* _Data provided_

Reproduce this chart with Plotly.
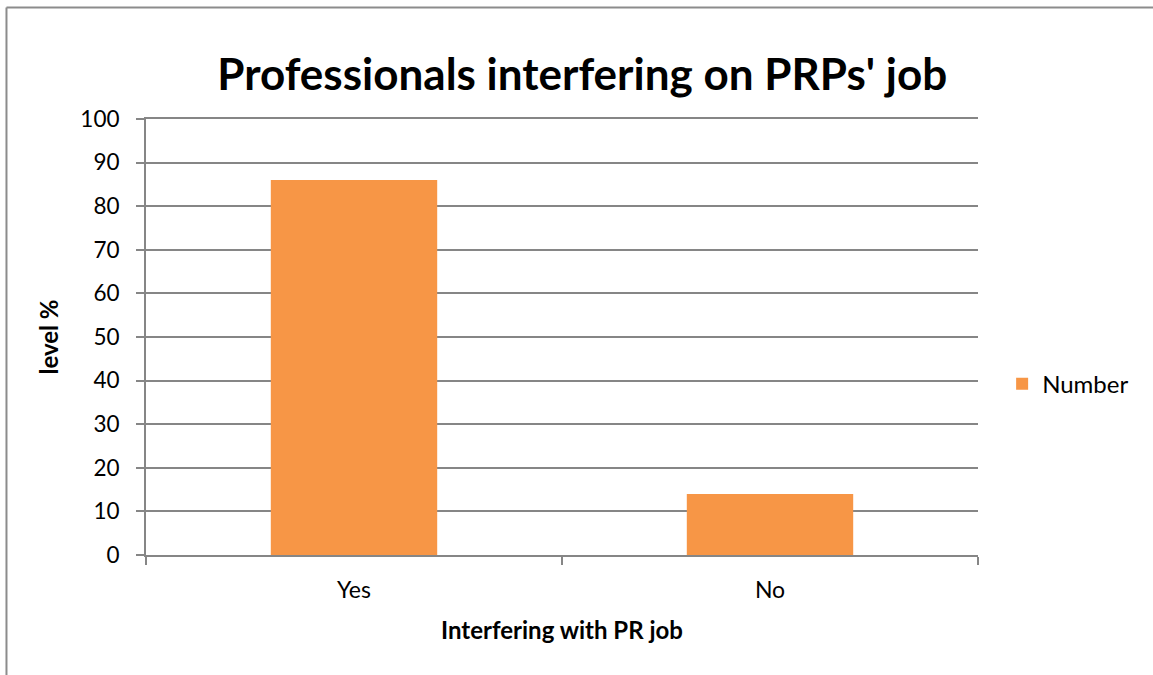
import plotly.graph_objects as go

# Survey answers: share of respondents (%)
categories = ["Yes", "No"]
values = [86, 14]
series_name = "Number"
y_ticks = list(range(0, 101, 10))

title_text = "Professionals interfering on PRPs' job"
x_title = "Interfering with PR job"
y_title = "level %"

bar_color = "#F79646"
grid_color = "#868686"
font_family = "Lato, 'Open Sans', sans-serif"

fig = go.Figure()
fig.add_trace(go.Bar(
    x=categories,
    y=values,
    name=series_name,
    marker=dict(color=bar_color, line=dict(width=0)),
    showlegend=True,
))

fig.update_layout(
    width=1153,
    height=675,
    margin=dict(l=146, r=175, t=119, b=120),
    paper_bgcolor="white",
    plot_bgcolor="white",
    font=dict(family=font_family, size=23, color="#000000"),
    bargap=0.6,
    title=dict(
        text="<b>" + title_text + "</b>",
        x=0.505, xref="container", xanchor="center",
        y=0.889, yanchor="middle",
        font=dict(size=44, family=font_family, color="#000000"),
    ),
    legend=dict(
        x=1.029, y=0.392, xanchor="left", yanchor="middle",
        font=dict(size=24),
        itemwidth=30,
        traceorder="normal",
        bgcolor="rgba(0,0,0,0)",
    ),
    xaxis=dict(
        type="category",
        showgrid=False,
        showline=True, linecolor=grid_color, linewidth=1.5,
        mirror=True,  # top edge doubles as the 100 gridline
        ticks="outside", tickson="boundaries", ticklen=8,
        tickcolor=grid_color, tickwidth=1.5,
        tickfont=dict(size=23),
        ticklabelstandoff=14,
        title=dict(text="<b>" + x_title + "</b>", font=dict(size=24), standoff=20),
    ),
    yaxis=dict(
        range=[0, 100],
        tickvals=y_ticks,
        showgrid=True, gridcolor=grid_color, gridwidth=1.5,
        showline=True, linecolor=grid_color, linewidth=2,
        ticks="outside", ticklen=8, tickcolor=grid_color, tickwidth=1.5,
        tickfont=dict(size=22.5),
        ticklabelstandoff=12,
        zeroline=False,
        title=dict(text="<b>" + y_title + "</b>", font=dict(size=24), standoff=15),
    ),
)

# Outer chart frame (left and top edges)
frame_color = "#8C8C8C"
fig.add_shape(type="line", xref="paper", yref="paper",
              x0=-0.1677, x1=-0.1677, y0=-0.28, y1=1.2557,
              line=dict(color=frame_color, width=2))
fig.add_shape(type="line", xref="paper", yref="paper",
              x0=-0.1677, x1=1.22, y0=1.2557, y1=1.2557,
              line=dict(color=frame_color, width=2))

fig.write_html("out.html")
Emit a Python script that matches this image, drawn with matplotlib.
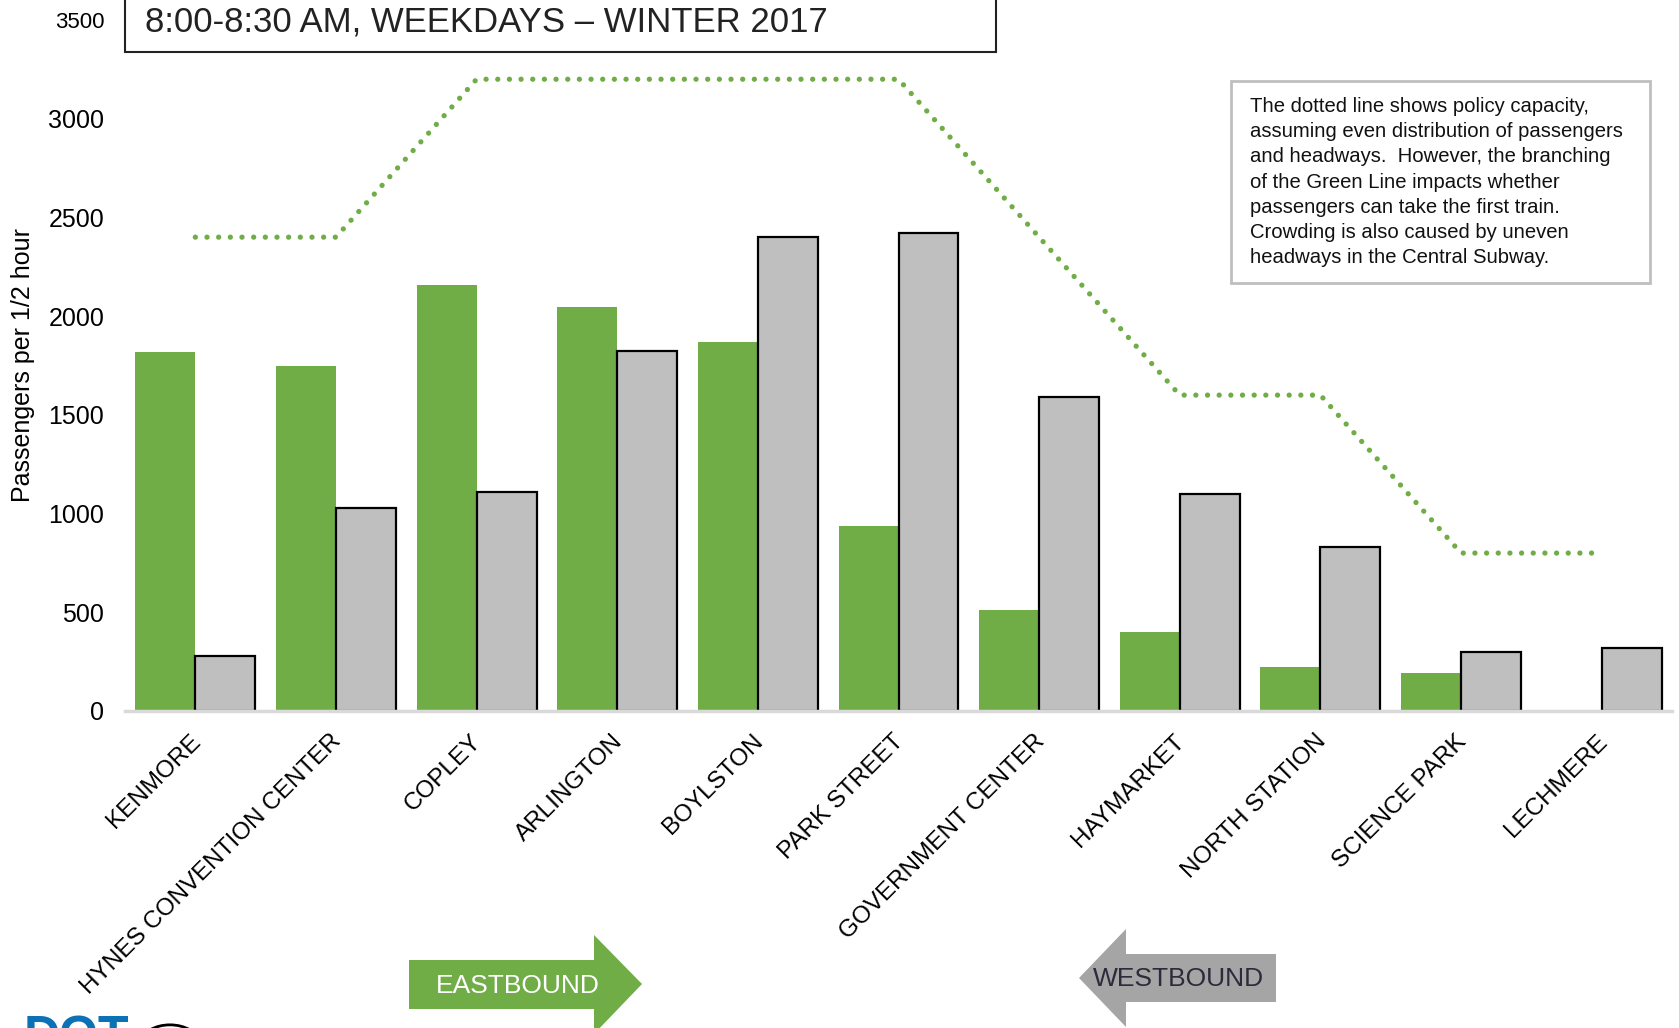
import numpy as np
import matplotlib
matplotlib.use("Agg")
import matplotlib.pyplot as plt
import matplotlib.transforms as mtransforms
from matplotlib.patches import Polygon, Rectangle, Circle

plt.rcParams['font.family'] = ['Liberation Sans', 'DejaVu Sans']

# data
stations = ["KENMORE", "HYNES CONVENTION CENTER", "COPLEY", "ARLINGTON",
            "BOYLSTON", "PARK STREET", "GOVERNMENT CENTER", "HAYMARKET",
            "NORTH STATION", "SCIENCE PARK", "LECHMERE"]
eastbound = [1820, 1745, 2160, 2045, 1870, 935, 510, 400, 225, 190, 0]
westbound = [280, 1030, 1110, 1825, 2400, 2420, 1590, 1100, 830, 300, 320]
capacity = [2400, 2400, 3200, 3200, 3200, 3200, 2400, 1600, 1600, 800, 800]
yticks = [0, 500, 1000, 1500, 2000, 2500, 3000, 3500]

GREEN = "#70ad47"
GRAY = "#bfbfbf"

W, H = 1679, 1028
fig = plt.figure(figsize=(W / 100, H / 100), dpi=100)
ax = fig.add_axes([125 / W, 1 - 711 / H, (1672 - 125) / W, (711 - 20) / H])

x = np.arange(len(stations))
bw = 0.426
ax.bar(x - bw / 2, eastbound, width=bw, color=GREEN, edgecolor="none", zorder=2)
ax.bar(x + bw / 2, westbound, width=bw, color=GRAY, edgecolor="black",
       linewidth=1.6, zorder=2)
ax.plot(x, capacity, color=GREEN, linewidth=3.8, linestyle=(0, (0.01, 2.2)),
        dash_capstyle="round", zorder=3)

ax.set_xlim(-0.5, 10.5)
ax.set_ylim(0, 3500)
ax.set_yticks(yticks)
ax.set_yticklabels([str(v) for v in yticks], fontsize=18)
ax.get_yticklabels()[-1].set_fontsize(16)
ax.tick_params(axis="y", length=0, pad=15)
ax.set_xticks(x)
ax.set_xticklabels(stations, rotation=45, ha="right", va="top",
                   rotation_mode="anchor", fontsize=17.5)
ax.tick_params(axis="x", length=0, pad=14)
shift = mtransforms.ScaledTranslation(-6 / 100, 0, fig.dpi_scale_trans)
for lab in ax.get_xticklabels():
    lab.set_transform(lab.get_transform() + shift)
for s in ["top", "right", "left"]:
    ax.spines[s].set_visible(False)
ax.spines["bottom"].set_color("#d9d9d9")
ax.spines["bottom"].set_linewidth(2.5)
ax.set_ylabel("Passengers per 1/2 hour", fontsize=18)
ax.yaxis.set_label_coords(-0.058, 0.5)

# title box
fig.patches.append(Rectangle((125 / W, 1 - 52 / H), (996 - 125) / W, 60 / H,
                             transform=fig.transFigure, facecolor="white",
                             edgecolor="#222222", linewidth=1.5, zorder=5))
fig.text(145 / W, 1 - 22 / H, "8:00-8:30 AM, WEEKDAYS \u2013 WINTER 2017",
         fontsize=25, color="#222222", va="center", ha="left", zorder=6)

# note box
note = ("The dotted line shows policy capacity,\n"
        "assuming even distribution of passengers\n"
        "and headways.  However, the branching\n"
        "of the Green Line impacts whether\n"
        "passengers can take the first train.\n"
        "Crowding is also caused by uneven\n"
        "headways in the Central Subway.")
fig.patches.append(Rectangle((1231 / W, 1 - 283 / H), (1650 - 1231) / W, (283 - 81) / H,
                             transform=fig.transFigure, facecolor="white",
                             edgecolor="#bfbfbf", linewidth=2, zorder=5))
fig.text(1250 / W, 1 - 182 / H, note, fontsize=14.6, color="#111111",
         va="center", ha="left", linespacing=1.42, zorder=6)

# direction arrows
east = [(409, 960), (594, 960), (594, 935), (642, 984), (594, 1034),
        (594, 1009), (409, 1009)]
fig.patches.append(Polygon([(px / W, 1 - py / H) for px, py in east],
                           transform=fig.transFigure, facecolor=GREEN,
                           edgecolor="none", zorder=5))
fig.text(518 / W, 1 - 986 / H, "EASTBOUND", fontsize=19, color="white",
         ha="center", va="center", zorder=6)

west = [(1276, 954), (1126, 954), (1126, 929), (1079, 978), (1126, 1027),
        (1126, 1002), (1276, 1002)]
fig.patches.append(Polygon([(px / W, 1 - py / H) for px, py in west],
                           transform=fig.transFigure, facecolor="#a5a5a5",
                           edgecolor="none", zorder=5))
fig.text(1178 / W, 1 - 979 / H, "WESTBOUND", fontsize=19, color="#2b2b3b",
         ha="center", va="center", zorder=6)

# partly visible logo at the bottom edge
fig.text(24 / W, 1 - 1015 / H, "DOT", fontsize=36, fontweight="bold",
         color="#0b72b5", ha="left", va="top", zorder=6)
fig.patches.append(Circle((170 / W, 1 - 1042 / H), 28 / W, transform=fig.transFigure,
                          facecolor="white", edgecolor="black", linewidth=2, zorder=5))

fig.savefig("out.png", dpi=100)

* _Job_
Output the entries above exactly. Drop the pictures.

* _Solution to the exercise_
Reproduce this chart with Plotly.
import plotly.graph_objects as go

# Survey answers: share of respondents (%)
categories = ["Yes", "No"]
values = [86, 14]
series_name = "Number"
y_ticks = list(range(0, 101, 10))

title_text = "Professionals interfering on PRPs' job"
x_title = "Interfering with PR job"
y_title = "level %"

bar_color = "#F79646"
grid_color = "#868686"
font_family = "Lato, 'Open Sans', sans-serif"

fig = go.Figure()
fig.add_trace(go.Bar(
    x=categories,
    y=values,
    name=series_name,
    marker=dict(color=bar_color, line=dict(width=0)),
    showlegend=True,
))

fig.update_layout(
    width=1153,
    height=675,
    margin=dict(l=146, r=175, t=119, b=120),
    paper_bgcolor="white",
    plot_bgcolor="white",
    font=dict(family=font_family, size=23, color="#000000"),
    bargap=0.6,
    title=dict(
        text="<b>" + title_text + "</b>",
        x=0.505, xref="container", xanchor="center",
        y=0.889, yanchor="middle",
        font=dict(size=44, family=font_family, color="#000000"),
    ),
    legend=dict(
        x=1.029, y=0.392, xanchor="left", yanchor="middle",
        font=dict(size=24),
        itemwidth=30,
        traceorder="normal",
        bgcolor="rgba(0,0,0,0)",
    ),
    xaxis=dict(
        type="category",
        showgrid=False,
        showline=True, linecolor=grid_color, linewidth=1.5,
        mirror=True,  # top edge doubles as the 100 gridline
        ticks="outside", tickson="boundaries", ticklen=8,
        tickcolor=grid_color, tickwidth=1.5,
        tickfont=dict(size=23),
        ticklabelstandoff=14,
        title=dict(text="<b>" + x_title + "</b>", font=dict(size=24), standoff=20),
    ),
    yaxis=dict(
        range=[0, 100],
        tickvals=y_ticks,
        showgrid=True, gridcolor=grid_color, gridwidth=1.5,
        showline=True, linecolor=grid_color, linewidth=2,
        ticks="outside", ticklen=8, tickcolor=grid_color, tickwidth=1.5,
        tickfont=dict(size=22.5),
        ticklabelstandoff=12,
        zeroline=False,
        title=dict(text="<b>" + y_title + "</b>", font=dict(size=24), standoff=15),
    ),
)

# Outer chart frame (left and top edges)
frame_color = "#8C8C8C"
fig.add_shape(type="line", xref="paper", yref="paper",
              x0=-0.1677, x1=-0.1677, y0=-0.28, y1=1.2557,
              line=dict(color=frame_color, width=2))
fig.add_shape(type="line", xref="paper", yref="paper",
              x0=-0.1677, x1=1.22, y0=1.2557, y1=1.2557,
              line=dict(color=frame_color, width=2))

fig.write_html("out.html")
Emit a Python script that matches this image, drawn with matplotlib.
import numpy as np
import matplotlib
matplotlib.use("Agg")
import matplotlib.pyplot as plt
import matplotlib.transforms as mtransforms
from matplotlib.patches import Polygon, Rectangle, Circle

plt.rcParams['font.family'] = ['Liberation Sans', 'DejaVu Sans']

# data
stations = ["KENMORE", "HYNES CONVENTION CENTER", "COPLEY", "ARLINGTON",
            "BOYLSTON", "PARK STREET", "GOVERNMENT CENTER", "HAYMARKET",
            "NORTH STATION", "SCIENCE PARK", "LECHMERE"]
eastbound = [1820, 1745, 2160, 2045, 1870, 935, 510, 400, 225, 190, 0]
westbound = [280, 1030, 1110, 1825, 2400, 2420, 1590, 1100, 830, 300, 320]
capacity = [2400, 2400, 3200, 3200, 3200, 3200, 2400, 1600, 1600, 800, 800]
yticks = [0, 500, 1000, 1500, 2000, 2500, 3000, 3500]

GREEN = "#70ad47"
GRAY = "#bfbfbf"

W, H = 1679, 1028
fig = plt.figure(figsize=(W / 100, H / 100), dpi=100)
ax = fig.add_axes([125 / W, 1 - 711 / H, (1672 - 125) / W, (711 - 20) / H])

x = np.arange(len(stations))
bw = 0.426
ax.bar(x - bw / 2, eastbound, width=bw, color=GREEN, edgecolor="none", zorder=2)
ax.bar(x + bw / 2, westbound, width=bw, color=GRAY, edgecolor="black",
       linewidth=1.6, zorder=2)
ax.plot(x, capacity, color=GREEN, linewidth=3.8, linestyle=(0, (0.01, 2.2)),
        dash_capstyle="round", zorder=3)

ax.set_xlim(-0.5, 10.5)
ax.set_ylim(0, 3500)
ax.set_yticks(yticks)
ax.set_yticklabels([str(v) for v in yticks], fontsize=18)
ax.get_yticklabels()[-1].set_fontsize(16)
ax.tick_params(axis="y", length=0, pad=15)
ax.set_xticks(x)
ax.set_xticklabels(stations, rotation=45, ha="right", va="top",
                   rotation_mode="anchor", fontsize=17.5)
ax.tick_params(axis="x", length=0, pad=14)
shift = mtransforms.ScaledTranslation(-6 / 100, 0, fig.dpi_scale_trans)
for lab in ax.get_xticklabels():
    lab.set_transform(lab.get_transform() + shift)
for s in ["top", "right", "left"]:
    ax.spines[s].set_visible(False)
ax.spines["bottom"].set_color("#d9d9d9")
ax.spines["bottom"].set_linewidth(2.5)
ax.set_ylabel("Passengers per 1/2 hour", fontsize=18)
ax.yaxis.set_label_coords(-0.058, 0.5)

# title box
fig.patches.append(Rectangle((125 / W, 1 - 52 / H), (996 - 125) / W, 60 / H,
                             transform=fig.transFigure, facecolor="white",
                             edgecolor="#222222", linewidth=1.5, zorder=5))
fig.text(145 / W, 1 - 22 / H, "8:00-8:30 AM, WEEKDAYS \u2013 WINTER 2017",
         fontsize=25, color="#222222", va="center", ha="left", zorder=6)

# note box
note = ("The dotted line shows policy capacity,\n"
        "assuming even distribution of passengers\n"
        "and headways.  However, the branching\n"
        "of the Green Line impacts whether\n"
        "passengers can take the first train.\n"
        "Crowding is also caused by uneven\n"
        "headways in the Central Subway.")
fig.patches.append(Rectangle((1231 / W, 1 - 283 / H), (1650 - 1231) / W, (283 - 81) / H,
                             transform=fig.transFigure, facecolor="white",
                             edgecolor="#bfbfbf", linewidth=2, zorder=5))
fig.text(1250 / W, 1 - 182 / H, note, fontsize=14.6, color="#111111",
         va="center", ha="left", linespacing=1.42, zorder=6)

# direction arrows
east = [(409, 960), (594, 960), (594, 935), (642, 984), (594, 1034),
        (594, 1009), (409, 1009)]
fig.patches.append(Polygon([(px / W, 1 - py / H) for px, py in east],
                           transform=fig.transFigure, facecolor=GREEN,
                           edgecolor="none", zorder=5))
fig.text(518 / W, 1 - 986 / H, "EASTBOUND", fontsize=19, color="white",
         ha="center", va="center", zorder=6)

west = [(1276, 954), (1126, 954), (1126, 929), (1079, 978), (1126, 1027),
        (1126, 1002), (1276, 1002)]
fig.patches.append(Polygon([(px / W, 1 - py / H) for px, py in west],
                           transform=fig.transFigure, facecolor="#a5a5a5",
                           edgecolor="none", zorder=5))
fig.text(1178 / W, 1 - 979 / H, "WESTBOUND", fontsize=19, color="#2b2b3b",
         ha="center", va="center", zorder=6)

# partly visible logo at the bottom edge
fig.text(24 / W, 1 - 1015 / H, "DOT", fontsize=36, fontweight="bold",
         color="#0b72b5", ha="left", va="top", zorder=6)
fig.patches.append(Circle((170 / W, 1 - 1042 / H), 28 / W, transform=fig.transFigure,
                          facecolor="white", edgecolor="black", linewidth=2, zorder=5))

fig.savefig("out.png", dpi=100)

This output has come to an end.